Memory Latency Distribution-Driven Regulation1 for Temporal Isolation in MPSoCs
Temporal isolation is one of the most significant challenges that must be addressed before Multi-Processor Systems-on-Chip (MPSoCs) can be widely adopted in mixed-criticality systems with both time-sensitive real-time (RT) applications and performance-oriented non-real-time (NRT) applications. Specifically, the main memory subsystem is one of the most prevalent causes of interference, performance degradation and loss of isolation. Existing memory bandwidth regulation mechanisms use static, dynamic, or predictive DRAM bandwidth management techniques to restore the execution time of an application under contention as close as possible to the execution time in isolation.
In this paper, we propose a novel distribution-driven regulation whose goal is to achieve a timeliness objective formulated as a constraint on the probability of meeting a certain target execution time for the RT applications. Using existing interconnect-level Performance Monitoring Units (PMU), we can observe the Cumulative Distribution Function (CDF) of the per-request memory latency. Regulation is then triggered to enforce first-order stochastical dominance with respect to a desired reference. Consequently, it is possible to enforce that the overall observed execution time random variable is dominated by the reference execution time. The mechanism requires no prior information of the contending application and treats the DRAM subsystem as a black box.

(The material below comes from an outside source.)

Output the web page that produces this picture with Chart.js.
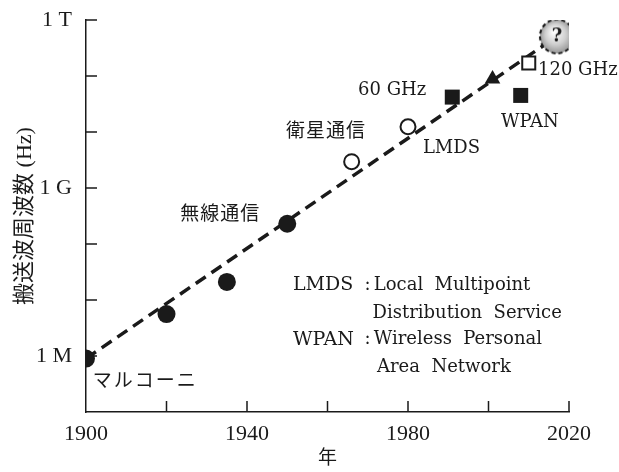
<!DOCTYPE html>
<html>
<head>
<meta charset="utf-8">
<script src="https://cdn.jsdelivr.net/npm/chart.js@4"></script>
<style>
  body { margin: 0; background: #fff; }
</style>
</head>
<body>
<canvas id="freqChart" width="619" height="472"></canvas>
<script>
// values (year, carrier frequency in Hz)
const earlyYears = [1900, 1920, 1935, 1950];
const earlyHz = [9e5, 5.6e6, 2.1e7, 2.3e8];

const satYears = [1966, 1980];
const satHz = [2.95e9, 1.24e10];

const mmYears = [1991, 2008];
const mmHz = [4.2e10, 4.5e10];

const triYears = [2001];
const triHz = [8.8e10];

const ghz120Years = [2010];
const ghz120Hz = [1.7e11];

const futureYears = [2017];
const futureHz = [5.1e11];

const trendYears = [1900, 2017];
const trendHz = [9e5, 5.1e11];

const xTicks = [1900, 1920, 1940, 1960, 1980, 2000, 2020];
const yTicks = [1e5, 1e6, 1e7, 1e8, 1e9, 1e10, 1e11, 1e12];
const yTickLabels = {1e6: '1 M', 1e9: '1 G', 1e12: '1 T'};

const ink = '#1a1a1a';
const serif = "'DejaVu Serif', serif";
const jp = "'Noto Sans CJK JP', sans-serif";

const toPoints = (xs, ys) => xs.map((x, i) => ({x: x, y: ys[i]}));

// the "?" bubble used as a point style
function makeBubble() {
    const c = document.createElement('canvas');
    c.width = 40;
    c.height = 40;
    const g = c.getContext('2d');
    const grad = g.createRadialGradient(17, 15, 1, 20, 20, 18);
    grad.addColorStop(0, '#ffffff');
    grad.addColorStop(0.55, '#cfcfcf');
    grad.addColorStop(1, '#909090');
    g.beginPath();
    g.arc(20, 20, 17, 0, Math.PI * 2);
    g.fillStyle = grad;
    g.fill();
    g.setLineDash([4, 3]);
    g.lineWidth = 2;
    g.strokeStyle = ink;
    g.stroke();
    g.setLineDash([]);
    g.fillStyle = ink;
    g.font = "bold 18px 'DejaVu Serif'";
    g.textAlign = 'center';
    g.textBaseline = 'middle';
    g.fillText('?', 20, 20);
    return c;
}

// labels written on the chart, anchored in data coordinates (year, Hz)
const notes = [
    {text: 'マルコーニ', x: 1901.7, y: Math.pow(10, 5.57), font: '19px ' + jp, spacing: '2px'},
    {text: '無線通信', x: 1923.4, y: Math.pow(10, 8.56), font: '19px ' + jp, spacing: '1px'},
    {text: '衛星通信', x: 1949.7, y: Math.pow(10, 10.04), font: '19px ' + jp, spacing: '1px'},
    {text: '60 GHz', x: 1967.6, y: Math.pow(10, 10.75), font: '18px ' + serif},
    {text: 'LMDS', x: 1983.7, y: Math.pow(10, 9.70), font: '18px ' + serif},
    {text: 'WPAN', x: 2003.1, y: Math.pow(10, 10.18), font: '18px ' + serif},
    {text: '120 GHz', x: 2012.3, y: Math.pow(10, 11.11), font: '18px ' + serif},
    {text: 'LMDS', x: 1951.4, y: Math.pow(10, 7.27), font: '19px ' + serif},
    {text: ':', x: 1969.2, y: Math.pow(10, 7.27), font: '18px ' + serif},
    {text: 'Local  Multipoint', x: 1971.5, y: Math.pow(10, 7.27), font: '18px ' + serif},
    {text: 'Distribution  Service', x: 1971.2, y: Math.pow(10, 6.77), font: '18px ' + serif},
    {text: 'WPAN', x: 1951.4, y: Math.pow(10, 6.29), font: '19px ' + serif},
    {text: ':', x: 1969.2, y: Math.pow(10, 6.29), font: '18px ' + serif},
    {text: 'Wireless  Personal', x: 1971.5, y: Math.pow(10, 6.29), font: '18px ' + serif},
    {text: 'Area  Network', x: 1972.3, y: Math.pow(10, 5.79), font: '18px ' + serif}
];

const inwardTicks = {
    id: 'inwardTicks',
    beforeDatasetsDraw(chart) {
        const {ctx, scales: {x, y}} = chart;
        ctx.save();
        ctx.strokeStyle = ink;
        ctx.lineWidth = 1.5;
        ctx.beginPath();
        xTicks.slice(1).forEach(v => {
            const px = x.getPixelForValue(v);
            ctx.moveTo(px, y.bottom);
            ctx.lineTo(px, y.bottom - 11);
        });
        yTicks.slice(1).forEach(v => {
            const py = y.getPixelForValue(v);
            ctx.moveTo(x.left, py);
            ctx.lineTo(x.left + 11, py);
        });
        ctx.stroke();
        ctx.restore();
    }
};

const noteLabels = {
    id: 'noteLabels',
    afterDatasetsDraw(chart) {
        const {ctx, scales: {x, y}} = chart;
        ctx.save();
        ctx.fillStyle = ink;
        ctx.textBaseline = 'middle';
        ctx.textAlign = 'left';
        notes.forEach(n => {
            ctx.font = n.font;
            ctx.letterSpacing = n.spacing || '0px';
            ctx.fillText(n.text, x.getPixelForValue(n.x), y.getPixelForValue(n.y));
        });
        ctx.restore();
    }
};

new Chart(document.getElementById('freqChart'), {
    type: 'scatter',
    data: {
        datasets: [
            {
                data: toPoints(futureYears, futureHz),
                pointStyle: makeBubble(),
                order: 0
            },
            {
                data: toPoints(earlyYears, earlyHz),
                pointStyle: 'circle',
                pointRadius: 9,
                backgroundColor: ink,
                borderWidth: 0,
                order: 1
            },
            {
                data: toPoints(satYears, satHz),
                pointStyle: 'circle',
                pointRadius: 7.5,
                backgroundColor: '#fff',
                borderColor: ink,
                borderWidth: 2,
                order: 1
            },
            {
                data: toPoints(mmYears, mmHz),
                pointStyle: 'rect',
                pointRadius: 10.6,
                backgroundColor: ink,
                borderWidth: 0,
                order: 1
            },
            {
                data: toPoints(triYears, triHz),
                pointStyle: 'triangle',
                pointRadius: 9,
                backgroundColor: ink,
                borderWidth: 0,
                order: 1
            },
            {
                data: toPoints(ghz120Years, ghz120Hz),
                pointStyle: 'rect',
                pointRadius: 9.2,
                backgroundColor: '#fff',
                borderColor: ink,
                borderWidth: 2,
                order: 1
            },
            {
                type: 'line',
                data: toPoints(trendYears, trendHz),
                borderColor: ink,
                borderWidth: 3.5,
                borderDash: [12, 7],
                pointRadius: 0,
                fill: false,
                order: 5
            }
        ]
    },
    options: {
        responsive: false,
        animation: false,
        layout: {
            padding: {left: 8, top: 20, right: 50, bottom: 0}
        },
        plugins: {
            legend: {display: false},
            tooltip: {enabled: false}
        },
        scales: {
            x: {
                type: 'linear',
                min: 1900,
                max: 2020,
                afterFit: s => { s.height = 60; },
                afterBuildTicks: s => { s.ticks = xTicks.map(v => ({value: v})); },
                grid: {display: false},
                border: {display: true, color: ink, width: 1.5},
                ticks: {
                    autoSkip: false,
                    maxRotation: 0,
                    padding: 1,
                    color: ink,
                    font: {family: "'Liberation Serif', serif", size: 22},
                    callback: v => ((v - 1900) % 40 === 0 ? String(v) : '')
                },
                title: {
                    display: true,
                    text: '年',
                    color: ink,
                    font: {family: jp, size: 19}
                }
            },
            y: {
                type: 'logarithmic',
                min: 1e5,
                max: 1e12,
                afterFit: s => { s.width = 78; },
                afterBuildTicks: s => { s.ticks = yTicks.map(v => ({value: v})); },
                grid: {display: false},
                border: {display: true, color: ink, width: 1.5},
                ticks: {
                    autoSkip: false,
                    padding: 6,
                    color: ink,
                    font: {family: "'Liberation Serif', serif", size: 22},
                    callback: v => yTickLabels[v] || ''
                },
                title: {
                    display: true,
                    text: '搬送波周波数 (Hz)',
                    color: ink,
                    font: {family: "'Liberation Serif', 'Noto Sans CJK JP', serif", size: 22}
                }
            }
        }
    },
    plugins: [inwardTicks, noteLabels]
});
</script>
</body>
</html>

We provide a full-stack implementation of our mechanism on a Commercial Off-The-Shelf (COTS) platform (Xilinx Ultrascale+ MPSoC), evaluate it using real and synthetic benchmarks, experimentally validate that the timeliness objectives are met for the RT applications, and demonstrate that it is able to provide 2.2x more overall throughput for NRT applications compared to DRAM bandwidth management-based regulation approaches.